T41E-01:
Megathrust Properties and Large Earthquake Rupture Processes

Thursday, 18 December 2014: 8:00 AM
Thorne Lay, University of California Santa Cruz, Santa Cruz, CA, United States, Lingling Ye, UC SANTA CRUZ, Santa Cruz, CA, United States and Hiroo Kanamori, CALTECH, Pasadena, CA, United States
Abstract:
Constraining physical controls on seismic rupture of plate boundary megathrust faults is challenging due to observational limitations, but seismic, geodetic, tsunami, electromagnetic, geologic and hydrologic studies are steadily accumulating data that hold potential of advancing our understanding of subduction fault zones. Very shallow (< 15 km deep) megathrust earthquakes are rare, but intermittently occur as large tsunami earthquakes such as the 2010 Mentawai Mw 7.8 event. This rupture occurred up-dip of prior large interplate ruptures in the Sumatra subduction zone in 2007, and rupture extended all the way to the trench, but with patchy large-slip regions that can only be confidently resolved using tsunami observations. The seismic wave radiation from tsunami earthquakes is now established to be distinct from that of ruptures deeper on the megathrust, but the controlling factors are not well-resolved. Smaller events at shallow depths tend to have diverse rupture processes, but some are also anomalously depleted in short-period radiation, suggesting that the shallow environment has variable scale-lengths of frictional heterogeneity. At the other end of the megathrust, large events deeper than about 35 km tend to have modest enhancement of short-period seismic wave radiation, with somewhat lower slope to their short-period source spectra than typical of shallower events. The controlling process are also not well-resolved for this behavior.

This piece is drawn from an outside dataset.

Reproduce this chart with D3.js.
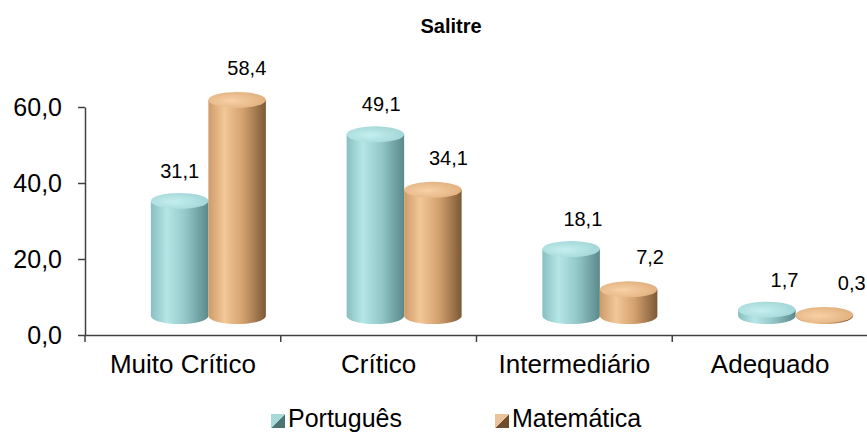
<!DOCTYPE html>
<html>
<head>
<meta charset="utf-8">
<script src="https://cdn.jsdelivr.net/npm/d3@7"></script>
<style>
  html, body { margin: 0; padding: 0; background: #fff; }
  svg { display: block; font-family: "Liberation Sans", Arial, sans-serif; }
</style>
</head>
<body>
<svg id="chart" width="867" height="432"></svg>
<script>
// ---- data ----
const title = "Salitre";
const categories = ["Muito Crítico", "Crítico", "Intermediário", "Adequado"];
const seriesNames = ["Português", "Matemática"];
const portugues = [31.1, 49.1, 18.1, 1.7];
const matematica = [58.4, 34.1, 7.2, 0.3];
const yTicks = [0, 20, 40, 60];

// ---- styles ----
const palette = {
  "Português": { body: ["#88bfc0", "#b6e6e6", "#93c8c9", "#5b898a"], top: ["#c4efef", "#9fd3d4"], mk: ["#a8dada", "#4d7373"] },
  "Matemática": { body: ["#cd9b69", "#f3c797", "#d4a16e", "#7c5936"], top: ["#f7d1a6", "#dfac79"], mk: ["#e9c39b", "#6e4c2c"] }
};

const svg = d3.select("#chart");
const defs = svg.append("defs");
const fmt = v => v.toFixed(1).replace(".", ",");

const plotLeft = 85, plotRight = 868, plotTop = 107, plotBottom = 335;

const y = d3.scaleLinear().domain([0, 60]).range([plotBottom, plotTop]);
// 3D floor projection of the cylinders
const y3 = d3.scaleLinear().domain([0, 60]).range([316, 94]);
const x = d3.scaleBand().domain(categories).range([plotLeft, plotRight]).padding(0);
const xs = d3.scaleBand().domain(seriesNames).range([-32, 83]).padding(0);
const ry = 8;
const cxOf = (c, s) => x(c) + x.bandwidth() / 2 + xs(s);

// gradients
seriesNames.forEach((s, i) => {
  const p = palette[s];
  const g = defs.append("linearGradient").attr("id", "body" + i).attr("x1", 0).attr("x2", 1).attr("y1", 0).attr("y2", 0);
  [[0, p.body[0]], [0.28, p.body[1]], [0.6, p.body[2]], [1, p.body[3]]].forEach(([o, c]) =>
    g.append("stop").attr("offset", o).attr("stop-color", c));
  const t = defs.append("radialGradient").attr("id", "top" + i).attr("cx", 0.4).attr("cy", 0.55).attr("r", 0.7);
  t.append("stop").attr("offset", 0).attr("stop-color", p.top[0]);
  t.append("stop").attr("offset", 1).attr("stop-color", p.top[1]);
  const m = defs.append("linearGradient").attr("id", "mk" + i).attr("x1", 0).attr("x2", 1).attr("y1", 0).attr("y2", 1);
  m.append("stop").attr("offset", 0).attr("stop-color", p.mk[0]);
  m.append("stop").attr("offset", 0.5).attr("stop-color", p.mk[0]);
  m.append("stop").attr("offset", 0.5).attr("stop-color", p.mk[1]);
  m.append("stop").attr("offset", 1).attr("stop-color", p.mk[1]);
});

// title
svg.append("text").attr("x", 451).attr("y", 33).attr("text-anchor", "middle")
  .attr("font-size", 20).attr("font-weight", "bold").attr("fill", "#000").text(title);

// y axis
const yAxis = svg.append("g").attr("transform", `translate(${plotLeft},0)`)
  .call(d3.axisLeft(y).tickValues(yTicks).tickFormat(fmt).tickSize(7).tickSizeOuter(0).tickPadding(16));
yAxis.attr("font-size", 25).attr("font-family", "Liberation Sans, Arial, sans-serif");
yAxis.select(".domain").attr("stroke", "#404040").attr("stroke-width", 1.5);
yAxis.selectAll(".tick line").attr("stroke", "#404040").attr("stroke-width", 1.5);
yAxis.selectAll(".tick text").style("font-size", "25px").attr("fill", "#000");

// x axis
const xAxis = svg.append("g").attr("transform", `translate(0,${plotBottom})`)
  .call(d3.axisBottom(x).tickSize(0).tickSizeOuter(0).tickPadding(20));
xAxis.attr("font-size", 26).attr("font-family", "Liberation Sans, Arial, sans-serif");
xAxis.select(".domain").attr("stroke", "#404040").attr("stroke-width", 1.5);
xAxis.selectAll(".tick text").style("font-size", "26px").attr("fill", "#000");
const bounds = categories.map(c => x(c)).concat([plotRight]);
xAxis.selectAll("line.bound").data(bounds).enter().append("line").attr("class", "bound")
  .attr("x1", d => d).attr("x2", d => d).attr("y1", 0).attr("y2", 7)
  .attr("stroke", "#404040").attr("stroke-width", 1.5);

// cylinders
const series = [portugues, matematica];
const labelShift = [0, 8];
const labelGap = [15, 17];
seriesNames.forEach((s, si) => {
  const g = svg.append("g");
  const data = series[si].map((v, ci) => ({ v, c: categories[ci] }));
  const w = xs.bandwidth();
  const cyl = g.selectAll("g.cyl").data(data).enter().append("g").attr("class", "cyl");
  cyl.append("path")
    .attr("d", d => {
      const x0 = cxOf(d.c, s), x1 = x0 + w;
      const yb = y3(0), yt = y3(d.v);
      return `M${x0},${yt} L${x0},${yb} A${w / 2},${ry} 0 0 0 ${x1},${yb} L${x1},${yt} Z`;
    })
    .attr("fill", `url(#body${si})`);
  cyl.append("ellipse")
    .attr("cx", d => cxOf(d.c, s) + w / 2)
    .attr("cy", d => y3(d.v))
    .attr("rx", w / 2).attr("ry", ry)
    .attr("fill", `url(#top${si})`);
  // value labels
  g.selectAll("text").data(data).enter().append("text")
    .attr("x", d => {
      const cx = cxOf(d.c, s) + w / 2;
      return cx + labelShift[si] + 0.03 * (cx - 180);
    })
    .attr("y", d => y3(d.v) - ry - labelGap[si])
    .attr("text-anchor", "middle").attr("font-size", 20).attr("fill", "#000")
    .text(d => fmt(d.v));
});

// legend
const legendX = [271, 495];
const lg = svg.append("g");
seriesNames.forEach((s, i) => {
  lg.append("rect").attr("x", legendX[i]).attr("y", 414).attr("width", 14).attr("height", 14)
    .attr("fill", `url(#mk${i})`);
  lg.append("text").attr("x", legendX[i] + 17).attr("y", 427).attr("font-size", 25).attr("fill", "#000").text(s);
});
</script>
</body>
</html>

These depth-variations of megathrust earthquake source spectra are one class of observations that may relate to pressure- and temperature-dependent evolution of the megathrust from the trench to decoupling depths near 45-50 km. Other attributes of seismic sources, such as static stress drop and moment-scaled radiated energy have large variability, but do not show systematic variations with depth on the megathrust, so some attributes of earthquake processes are not strongly influenced by evolving conditions of the plate boundary. We explore these issues based on a recent seismological study of all large interplate earthquakes from 1990-2014 combined with detailed investigations of several recent large and great earthquakes for which we have unprecedented geophysical data sets.